Changes within healthcare and in society urge an ongoing consideration and reevaluation of ethical values in healthcare and professional education. Contemporary approaches to health professional ethics have, for the most part, focused on duty, consequences, principles and, more recently, on rights. Such obligation-based approaches are primarily concerned with action and the cognitive realm with too little regard for the emotions and character. It will be argued that virtue ethics, which focuses on the character of the professional, goes some way towards correcting the rationalist and externalist bias of predominant approaches to healthcare ethics.
A wide array of ethical values, have been described and discussed as characterising healthcare ethics. One of the most well-known perspectives is that of Beauchamp and Childress (2001) who elucidate four biomedical ethical values, what they call principles, of autonomy, beneficence, non-maleficence and justice. Beauchamp and Childress identify but elaborate little on the virtue correlates of these principles: respectfulness, benevolence, non-malevolence and justice. In this thesis, the virtue of respectfulness will be developed. It will be argued that respectfulness and selfrespectfulness are necessary healthcare values. Respectfulness is considered both initself and as respect-for: in relation to dignity and autonomy. Respectfulness also goes some way to reinforcing and encompassing other values: if the dignity and autonomy of people are respected they will be benefited rather than harmed and they will be treated fairly.

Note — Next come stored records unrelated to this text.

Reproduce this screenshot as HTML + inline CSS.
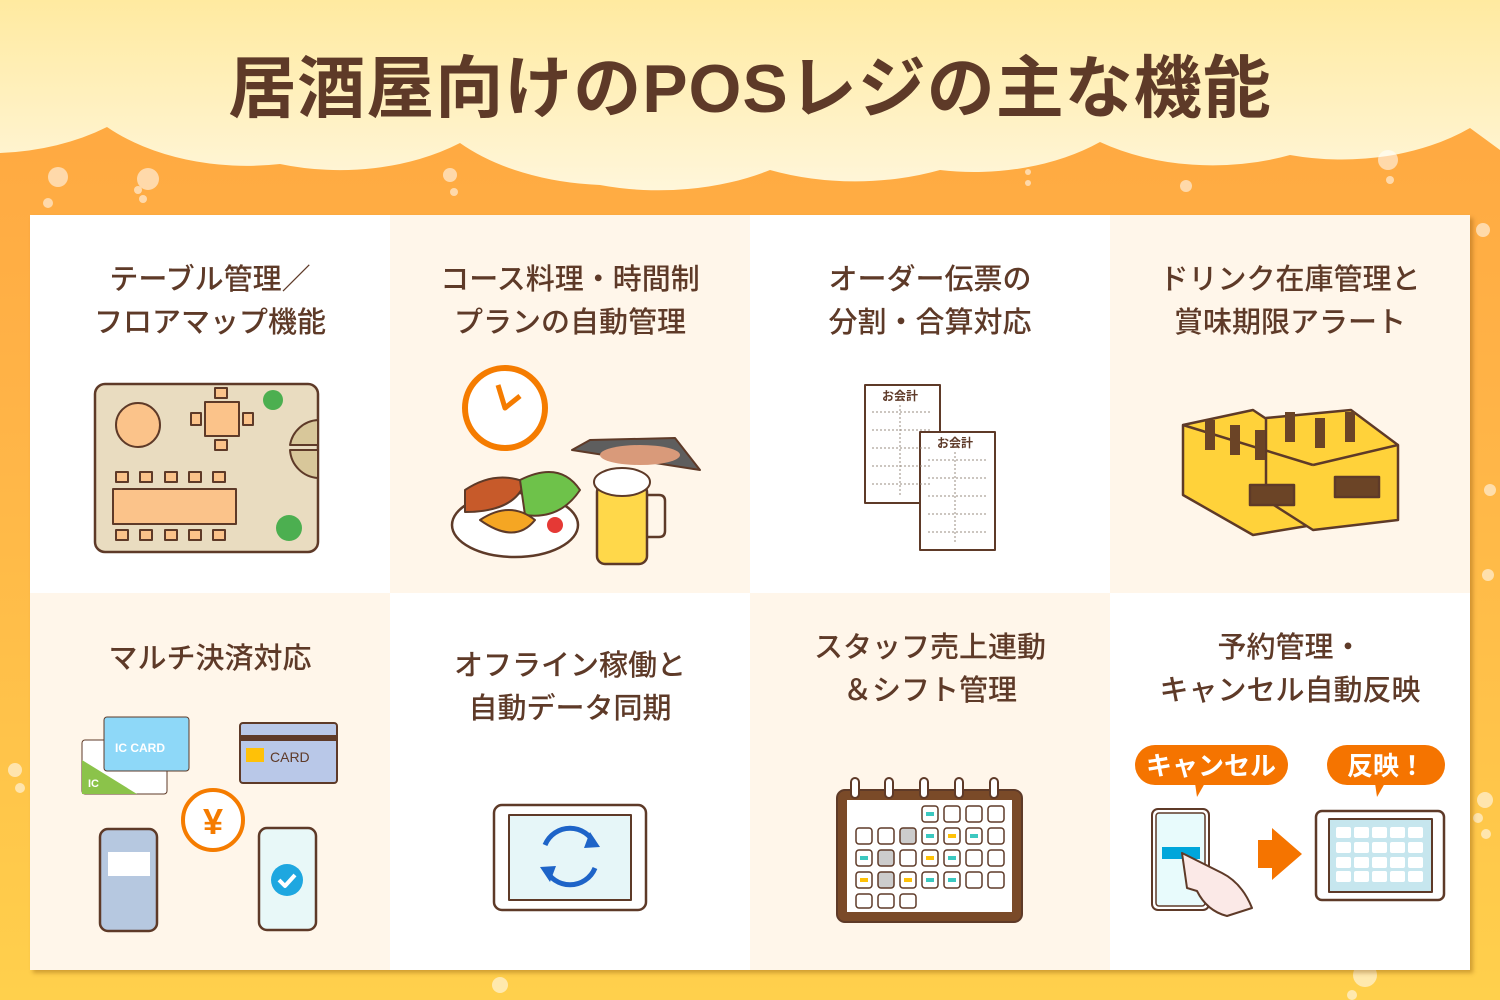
<!DOCTYPE html>
<html><head><meta charset="utf-8"><style>
*{margin:0;padding:0;box-sizing:border-box}
body{width:1500px;height:1000px;overflow:hidden;position:relative;background:linear-gradient(#ffa53f 0%,#ffb347 40%,#ffd04c 100%);font-family:"Liberation Sans","Noto Sans CJK JP",sans-serif}
.t{position:absolute;left:0;width:1500px;top:33px;text-align:center;font-size:68px;font-weight:bold;color:#5e3a28;letter-spacing:1px}
.grid{position:absolute;left:30px;top:215px;width:1440px;height:755px;box-shadow:3px 3px 4px rgba(120,70,0,.35)}
.c{position:absolute;width:360px;height:377.5px}
.w{background:#fff}.k{background:#fff6ea}
.l{position:absolute;left:0;width:360px;text-align:center;font-size:29px;line-height:43px;color:#5e3a28;font-weight:500}
</style></head><body>
<svg style="position:absolute;left:0;top:0" width="1500" height="1000">
<defs><linearGradient id="cg" x1="0" y1="0" x2="0" y2="1"><stop offset="0" stop-color="#ffeaa0"/><stop offset="1" stop-color="#fff6da"/></linearGradient></defs>
<path fill="url(#cg)" d="M0 0H1500V150 L1470 128 A190 120 0 0 1 1290 155 A190 120 0 0 1 1100 142 A190 120 0 0 1 940 170 A200 120 0 0 1 770 170 A200 120 0 0 1 600 185 A200 120 0 0 1 460 143 A190 120 0 0 1 280 164 A190 120 0 0 1 107 127 A190 120 0 0 1 0 153Z"/>
<g fill="#fff" opacity=".55">
<circle cx="58" cy="177" r="10"/><circle cx="48" cy="203" r="5"/><circle cx="148" cy="179" r="11"/><circle cx="138" cy="190" r="4"/><circle cx="143" cy="199" r="4"/><circle cx="450" cy="175" r="7"/><circle cx="454" cy="192" r="4"/><circle cx="1028" cy="172" r="3"/><circle cx="1028" cy="183" r="3"/><circle cx="1186" cy="186" r="6"/><circle cx="1388" cy="160" r="10"/><circle cx="1390" cy="180" r="4"/><circle cx="1483" cy="230" r="7"/><circle cx="1488" cy="575" r="6"/><circle cx="1485" cy="800" r="8"/><circle cx="1478" cy="818" r="5"/><circle cx="1486" cy="834" r="5"/><circle cx="15" cy="770" r="7"/><circle cx="20" cy="788" r="5"/><circle cx="1365" cy="975" r="12"/><circle cx="1352" cy="995" r="5"/><circle cx="500" cy="985" r="8"/><circle cx="1490" cy="490" r="6"/>
</g></svg>
<div class="t">居酒屋向けのPOSレジの主な機能</div>
<div class="grid">
<div class="c w" style="left:0;top:0"><div class="l" style="top:44px">テーブル管理／<br>フロアマップ機能</div></div>
<div class="c k" style="left:360px;top:0"><div class="l" style="top:44px">コース料理・時間制<br>プランの自動管理</div></div>
<div class="c w" style="left:720px;top:0"><div class="l" style="top:44px">オーダー伝票の<br>分割・合算対応</div></div>
<div class="c k" style="left:1080px;top:0"><div class="l" style="top:44px">ドリンク在庫管理と<br>賞味期限アラート</div></div>
<div class="c k" style="left:0;top:377.5px"><div class="l" style="top:45px">マルチ決済対応</div></div>
<div class="c w" style="left:360px;top:377.5px"><div class="l" style="top:52px">オフライン稼働と<br>自動データ同期</div></div>
<div class="c k" style="left:720px;top:377.5px"><div class="l" style="top:34px">スタッフ売上連動<br>＆シフト管理</div></div>
<div class="c w" style="left:1080px;top:377.5px"><div class="l" style="top:34px">予約管理・<br>キャンセル自動反映</div></div>
</div>
<svg style="position:absolute;left:0;top:0" width="1500" height="1000" stroke-linejoin="round">
<rect x="95" y="384" width="223" height="168" rx="10" fill="#e9dcc0" stroke="#5e3a28" stroke-width="2.5"/>
<circle cx="138" cy="425" r="22" fill="#fbc38a" stroke="#5e3a28" stroke-width="2"/>
<rect x="205" y="402" width="34" height="34" fill="#fbc38a" stroke="#5e3a28" stroke-width="2"/>
<rect x="113" y="489" width="123" height="35" fill="#fbc38a" stroke="#5e3a28" stroke-width="2"/>
<g fill="#fbc38a" stroke="#5e3a28" stroke-width="2"><rect x="116" y="472" width="12" height="10"/><rect x="140" y="472" width="12" height="10"/><rect x="165" y="472" width="12" height="10"/><rect x="189" y="472" width="12" height="10"/><rect x="213" y="472" width="12" height="10"/><rect x="116" y="530" width="12" height="10"/><rect x="140" y="530" width="12" height="10"/><rect x="165" y="530" width="12" height="10"/><rect x="189" y="530" width="12" height="10"/><rect x="213" y="530" width="12" height="10"/><rect x="215" y="388" width="12" height="10"/><rect x="215" y="440" width="12" height="10"/><rect x="191" y="413" width="10" height="12"/><rect x="243" y="413" width="10" height="12"/></g>
<path d="M318 420 A30 30 0 0 0 290 445 L318 445Z M318 450 L290 450 A30 30 0 0 0 318 478Z" fill="#d8c79a" stroke="#5e3a28" stroke-width="2"/>
<circle cx="273" cy="400" r="10" fill="#4caf50"/><circle cx="289" cy="528" r="13" fill="#4caf50"/>
<circle cx="505" cy="408" r="40" fill="#fff" stroke="#f57c00" stroke-width="6"/>
<path d="M498 385 L505 408 L520 396" fill="none" stroke="#f57c00" stroke-width="5"/>
<path d="M572 450 L700 470 L675 438 L590 440Z" fill="#5e5e5e" stroke="#5e3a28" stroke-width="2"/>
<ellipse cx="640" cy="455" rx="40" ry="10" fill="#d99a7a"/>
<ellipse cx="515" cy="525" rx="63" ry="32" fill="#fff" stroke="#5e3a28" stroke-width="2.5"/>
<path d="M465 490 q30-20 60-8 q-10 30 -60 30z" fill="#c75a2a" stroke="#5e3a28" stroke-width="2"/>
<path d="M520 480 q40-20 60 10 q-20 30 -55 25z" fill="#6ec24a" stroke="#5e3a28" stroke-width="2"/>
<path d="M480 520 q30-20 55 0 q-20 25 -55 0z" fill="#f5a623" stroke="#5e3a28" stroke-width="2"/>
<circle cx="555" cy="525" r="8" fill="#e53935"/>
<rect x="597" y="484" width="50" height="80" rx="8" fill="#ffd84a" stroke="#5e3a28" stroke-width="2.5"/>
<path d="M647 495 h12 q6 0 6 6 v30 q0 6 -6 6 h-12" fill="none" stroke="#5e3a28" stroke-width="2.5"/>
<ellipse cx="622" cy="482" rx="28" ry="14" fill="#fff" stroke="#5e3a28" stroke-width="2"/>
<g fill="#fff" stroke="#5e3a28" stroke-width="2"><rect x="865" y="385" width="75" height="118"/><rect x="920" y="432" width="75" height="118"/></g>
<g stroke="#9a8c80" stroke-width="1" stroke-dasharray="2 2"><path d="M872 412h60M872 430h60M872 448h60M872 466h60M872 484h60M928 460h60M928 478h60M928 496h60M928 514h60M928 532h60M900 405v90M955 452v92"/></g>
<text x="882" y="400" font-size="12" fill="#5e3a28" font-weight="bold">お会計</text><text x="937" y="447" font-size="12" fill="#5e3a28" font-weight="bold">お会計</text>
<g stroke="#5e3a28" stroke-width="2.5">
<path d="M1183 425 l70-15 60 40 v75 l-60 10 -70-40z" fill="#ffd23a"/>
<path d="M1266 418 l85-8 47 35 v75 l-85 10 -47-30z" fill="#ffd23a"/>
<path d="M1183 425 l130 40 M1313 465 l85-20" fill="none"/>
<rect x="1250" y="485" width="44" height="20" fill="#6b4426"/><rect x="1335" y="477" width="44" height="20" fill="#6b4426"/>
</g>
<g fill="#6b4426"><rect x="1205" y="420" width="10" height="30"/><rect x="1230" y="425" width="10" height="30"/><rect x="1255" y="430" width="10" height="30"/><rect x="1285" y="412" width="10" height="30"/><rect x="1315" y="418" width="10" height="30"/><rect x="1345" y="412" width="10" height="30"/></g>
<rect x="82" y="740" width="85" height="54" rx="3" fill="#fff" stroke="#5e3a28"/><path d="M82 760 l0 34 h55z" fill="#8bc34a"/>
<rect x="104" y="717" width="85" height="54" rx="3" fill="#8ed8f8" stroke="#5e3a28"/>
<text x="115" y="752" font-size="12" fill="#fff" font-weight="bold">IC CARD</text><text x="88" y="787" font-size="11" fill="#fff" font-weight="bold">IC</text>
<rect x="240" y="723" width="97" height="60" rx="3" fill="#b9c8e8" stroke="#5e3a28" stroke-width="2"/><rect x="240" y="735" width="97" height="6" fill="#5e3a28"/>
<text x="270" y="762" font-size="14" fill="#5e3a28">CARD</text><rect x="246" y="748" width="18" height="14" fill="#ffc107"/>
<circle cx="213" cy="820" r="30" fill="#fff" stroke="#f57c00" stroke-width="4"/><text x="213" y="834" font-size="36" text-anchor="middle" fill="#f57c00" font-weight="bold">¥</text>
<rect x="100" y="829" width="57" height="102" rx="8" fill="#b6c8e0" stroke="#5e3a28" stroke-width="2.5"/><rect x="108" y="852" width="42" height="24" fill="#fff"/>
<rect x="259" y="828" width="57" height="102" rx="8" fill="#e8f8f8" stroke="#5e3a28" stroke-width="2.5"/><circle cx="287" cy="880" r="16" fill="#1ea7e0"/><path d="M279 880 l6 6 10-11" fill="none" stroke="#fff" stroke-width="4"/>
<rect x="494" y="805" width="152" height="105" rx="8" fill="#fff" stroke="#5e3a28" stroke-width="2.5"/>
<rect x="509" y="815" width="122" height="85" fill="#e6f6f8" stroke="#5e3a28" stroke-width="2"/>
<path d="M545 845 a27 27 0 0 1 50 0 M595 868 a27 27 0 0 1 -50 0" fill="none" stroke="#1e64c8" stroke-width="5"/>
<path d="M590 832 l10 15 -16 1z M550 882 l-10 -15 16 -1z" fill="#1e64c8"/>
<rect x="837" y="790" width="185" height="132" rx="8" fill="#7a4a28" stroke="#5e3a28" stroke-width="2"/>
<rect x="847" y="800" width="165" height="112" fill="#fff"/>
<g fill="#fff" stroke="#5e3a28" stroke-width="2"><rect x="851" y="778" width="8" height="20" rx="4"/><rect x="885" y="778" width="8" height="20" rx="4"/><rect x="920" y="778" width="8" height="20" rx="4"/><rect x="955" y="778" width="8" height="20" rx="4"/><rect x="990" y="778" width="8" height="20" rx="4"/></g>
<g fill="#fff" stroke="#5e3a28" stroke-width="1.5">
<rect x="922" y="806" width="16" height="16" rx="3"/><rect x="944" y="806" width="16" height="16" rx="3"/><rect x="966" y="806" width="16" height="16" rx="3"/><rect x="988" y="806" width="16" height="16" rx="3"/>
<rect x="856" y="828" width="16" height="16" rx="3"/><rect x="878" y="828" width="16" height="16" rx="3"/><rect x="900" y="828" width="16" height="16" rx="3" fill="#ccc"/><rect x="922" y="828" width="16" height="16" rx="3"/><rect x="944" y="828" width="16" height="16" rx="3"/><rect x="966" y="828" width="16" height="16" rx="3"/><rect x="988" y="828" width="16" height="16" rx="3"/>
<rect x="856" y="850" width="16" height="16" rx="3"/><rect x="878" y="850" width="16" height="16" rx="3" fill="#ccc"/><rect x="900" y="850" width="16" height="16" rx="3"/><rect x="922" y="850" width="16" height="16" rx="3"/><rect x="944" y="850" width="16" height="16" rx="3"/><rect x="966" y="850" width="16" height="16" rx="3"/><rect x="988" y="850" width="16" height="16" rx="3"/>
<rect x="856" y="872" width="16" height="16" rx="3"/><rect x="878" y="872" width="16" height="16" rx="3" fill="#ccc"/><rect x="900" y="872" width="16" height="16" rx="3"/><rect x="922" y="872" width="16" height="16" rx="3"/><rect x="944" y="872" width="16" height="16" rx="3"/><rect x="966" y="872" width="16" height="16" rx="3"/><rect x="988" y="872" width="16" height="16" rx="3"/>
<rect x="856" y="894" width="16" height="14" rx="3"/><rect x="878" y="894" width="16" height="14" rx="3"/><rect x="900" y="894" width="16" height="14" rx="3"/>
</g>
<g fill="#3cc8c0"><rect x="926" y="812" width="8" height="4"/><rect x="926" y="834" width="8" height="4"/><rect x="970" y="834" width="8" height="4"/><rect x="860" y="856" width="8" height="4"/><rect x="948" y="856" width="8" height="4"/><rect x="948" y="878" width="8" height="4"/><rect x="926" y="878" width="8" height="4"/></g>
<g fill="#ffc107"><rect x="948" y="834" width="8" height="4"/><rect x="926" y="856" width="8" height="4"/><rect x="860" y="878" width="8" height="4"/><rect x="904" y="878" width="8" height="4"/></g>
<rect x="1135" y="745" width="153" height="40" rx="20" fill="#f57400"/><path d="M1195 783 l10 0 -8 14z" fill="#f57400"/>
<text x="1211" y="775" font-size="26" fill="#fff" text-anchor="middle" font-weight="bold">キャンセル</text>
<rect x="1327" y="745" width="118" height="40" rx="20" fill="#f57400"/><path d="M1375 783 l10 0 -8 14z" fill="#f57400"/>
<text x="1386" y="775" font-size="26" fill="#fff" text-anchor="middle" font-weight="bold">反映！</text>
<rect x="1152" y="809" width="57" height="101" rx="6" fill="#fff" stroke="#5e3a28" stroke-width="2"/><rect x="1156" y="813" width="49" height="93" rx="3" fill="#e8fbfc" stroke="#5e3a28" stroke-width="1.5"/>
<rect x="1162" y="847" width="38" height="12" fill="#00a6db"/>
<path d="M1182 853 l40 20 q20 10 30 35 l-25 8 q-20 -5 -30 -25 l-10-3z" fill="#fbe9e7" stroke="#5e3a28" stroke-width="2"/>
<path d="M1258 840 h14 v-12 l30 26 -30 26 v-12 h-14z" fill="#f57400"/>
<rect x="1316" y="811" width="128" height="89" rx="6" fill="#fff" stroke="#5e3a28" stroke-width="2.5"/><rect x="1329" y="819" width="103" height="73" fill="#c6e6ee" stroke="#5e3a28" stroke-width="2"/>
<g fill="#fff"><rect x="1336" y="827" width="15" height="11" rx="2"/><rect x="1354" y="827" width="15" height="11" rx="2"/><rect x="1372" y="827" width="15" height="11" rx="2"/><rect x="1390" y="827" width="15" height="11" rx="2"/><rect x="1408" y="827" width="15" height="11" rx="2"/>
<rect x="1336" y="842" width="15" height="11" rx="2"/><rect x="1354" y="842" width="15" height="11" rx="2"/><rect x="1372" y="842" width="15" height="11" rx="2"/><rect x="1390" y="842" width="15" height="11" rx="2"/><rect x="1408" y="842" width="15" height="11" rx="2"/>
<rect x="1336" y="857" width="15" height="11" rx="2"/><rect x="1354" y="857" width="15" height="11" rx="2"/><rect x="1372" y="857" width="15" height="11" rx="2"/><rect x="1390" y="857" width="15" height="11" rx="2"/><rect x="1408" y="857" width="15" height="11" rx="2"/>
<rect x="1336" y="871" width="15" height="11" rx="2"/><rect x="1354" y="871" width="15" height="11" rx="2"/><rect x="1372" y="871" width="15" height="11" rx="2"/><rect x="1390" y="871" width="15" height="11" rx="2"/><rect x="1408" y="871" width="15" height="11" rx="2"/></g>
</svg>
</body></html>
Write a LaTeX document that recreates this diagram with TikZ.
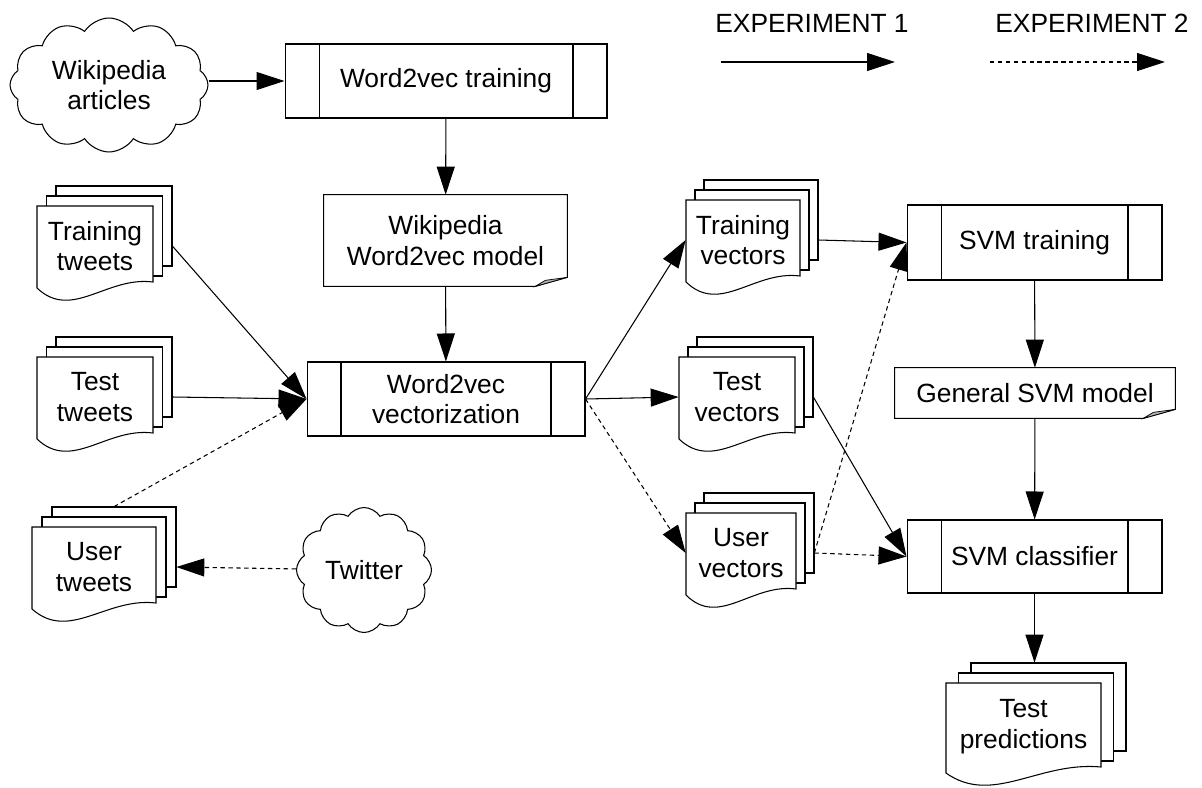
\documentclass[tikz,border=0pt]{standalone}
\usepackage{fontspec}
\setmainfont{Liberation Sans}
\usetikzlibrary{arrows.meta,calc,positioning,shapes.symbols}

\tikzset{
  flow/.style={draw, line width=0.6pt, -{Triangle[length=0.56cm,width=0.36cm]}},
  exptwo/.style={flow, dash pattern=on 2.5pt off 2pt},
  page/.style={draw, fill=white, line width=0.6pt},
  proc/.style={draw, line width=0.6pt, align=center, minimum height=1.48cm,
    path picture={
      \draw[line width=0.6pt] ([xshift=0.68cm]path picture bounding box.north west) -- ([xshift=0.68cm]path picture bounding box.south west);
      \draw[line width=0.6pt] ([xshift=-0.68cm]path picture bounding box.north east) -- ([xshift=-0.68cm]path picture bounding box.south east);
    }},
  cloudy/.style={cloud, draw, line width=0.6pt, cloud puffs=12, cloud puff arc=115,
    cloud ignores aspect, align=center},
  notebox/.style={align=center}
}

% stack of pages: name, left x, top y, width, height, step, text
\newcommand{\docstack}[7]{%
  \foreach \k in {2,1}
    \draw[page] (#2+\k*#6, #3-\k*10) rectangle ++(#4, #5);
  \draw[page] (#2, #3) -- ++(#4, 0) -- ++(0, #5-4)
    .. controls (#2+0.6*#4, #3+#5-10) and (#2+0.3*#4, #3+#5+35) .. (#2, #3+#5+2) -- cycle;
  \node[minimum width=#4*0.02cm, minimum height=#5*0.02cm, align=center] (#1) at (#2+0.5*#4, #3+0.5*#5) {#7};
  \coordinate (#1-e) at ($(#1.east)+(2*#6, 0)$);
  \coordinate (#1-n) at ($(#1.north)+(2*#6, -20)$);
}

% outline of a note with its corner turned
\newcommand{\notecorner}[1]{%
  \draw[line width=0.6pt] (#1.north west) -- (#1.north east) -- ($(#1.south east)+(0,-9)$)
    -- ($(#1.south east)+(-32,0)$) -- (#1.south west) -- cycle;
  \draw[line width=0.4pt, fill=black!30] ($(#1.south east)+(-32,0)$) -- ($(#1.south east)+(0,-9)$)
    -- ($(#1.south east)+(-22,-6)$) -- cycle;
}

\begin{document}
\begin{tikzpicture}[x=0.02cm, y=-0.02cm, font=\fontsize{15}{17.5}\selectfont]
  \path[fill=white, use as bounding box] (0,0) rectangle (1202,787);

  % legend
  \node (exp1) at (812,23) {EXPERIMENT 1};
  \node (exp2) at (1092,23) {EXPERIMENT 2};
  \coordinate (e1a) at (721,62);
  \coordinate (e1b) at (895,62);
  \coordinate (e2a) at (990,62);
  \coordinate (e2b) at (1165,62);
  \draw[flow] (e1a) -- (e1b);
  \draw[exptwo] (e2a) -- (e2b);

  % sources
  \node[cloudy, minimum width=3.96cm, minimum height=2.68cm] (wiki) at (109,85) {Wikipedia\\articles};
  \node[cloudy, minimum width=2.7cm, minimum height=2.5cm] (twit) at (364,570) {Twitter};
  \docstack{trtw}{37}{206}{116}{80}{9.5}{Training\\tweets}
  \docstack{tetw}{37}{357}{116}{80}{9.5}{Test\\tweets}
  \docstack{ustw}{32}{527}{124}{80}{10}{User\\tweets}

  % word2vec
  \node[proc, minimum width=6.44cm] (w2vt) at (446,81) {Word2vec training};
  \node[notebox, minimum width=4.86cm, minimum height=1.82cm] (w2vm) at (445.5,240.5) {Wikipedia\\Word2vec model};
  \notecorner{w2vm}
  \node[proc, minimum width=5.56cm] (w2vv) at (446,399) {Word2vec\\vectorization};

  % vectors
  \docstack{trve}{686}{200}{114}{80}{9}{Training\\vectors}
  \docstack{teve}{679}{357}{116}{80}{9}{Test\\vectors}
  \docstack{usve}{686}{513}{110}{80}{9}{User\\vectors}

  % svm
  \node[proc, minimum width=5.1cm, minimum height=1.5cm] (svmt) at (1034.5,242.5) {SVM training};
  \node[notebox, minimum width=5.6cm, minimum height=1cm] (gsvm) at (1035,393) {General SVM model};
  \notecorner{gsvm}
  \node[proc, minimum width=5.1cm, minimum height=1.46cm] (svmc) at (1034.5,556.5) {SVM classifier};
  \docstack{tepr}{946}{683}{155}{88}{12.5}{Test\\predictions}

  % connectors
  \draw[flow] (wiki.east |- w2vt.west) -- (w2vt.west);
  \draw[flow] (w2vt) -- (w2vm);
  \draw[flow] (w2vm) -- (w2vv);
  \draw[flow] (trtw-e) -- (w2vv.west);
  \draw[flow] (tetw-e) -- (w2vv.west);
  \draw[exptwo] (ustw-n) -- (w2vv.west);
  \draw[exptwo] (twit) -- (ustw-e);
  \draw[flow] (w2vv.east) -- (trve.west);
  \draw[flow] (w2vv.east) -- (teve.west);
  \draw[exptwo] (w2vv.east) -- (usve.west);
  \draw[flow] (trve-e) -- (svmt.west);
  \draw[exptwo] (usve-e) -- (svmt.west);
  \draw[flow] (teve-e) -- (svmc.west);
  \draw[exptwo] (usve-e) -- (svmc.west);
  \draw[flow] (svmt) -- (gsvm);
  \draw[flow] (gsvm) -- (svmc);
  \draw[flow] (svmc.south) -- (svmc.south |- tepr-n);
\end{tikzpicture}
\end{document}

Whilst self-respectfulness and respectfulness are necessary health professional virtues, they are not sufficient. Two further necessary virtues will be discussed in relation to the health professions: courage and practical wisdom.
The more holistic approach to ethics proposed in this thesis requires attention to: technical-rational ('hard, high ground') and professional artistry ('swampy lowlands') perspectives on healthcare; to 'whole person' and common human experience
perspectives; to rationality and the emotions; to action or conduct and character; to obligations and virtues; and to empirical and theoretical ethics. These aspects should be considered in professional education. It is argued that the development of ethical competence is the overall purpose of professional ethics education. The model of ethical competence proposed comprises: ethical knowing; ethical seeing; ethical reflection; ethical doing; and ethical being A draft curriculum is suggested regarding how ethical competeiice might be promoted.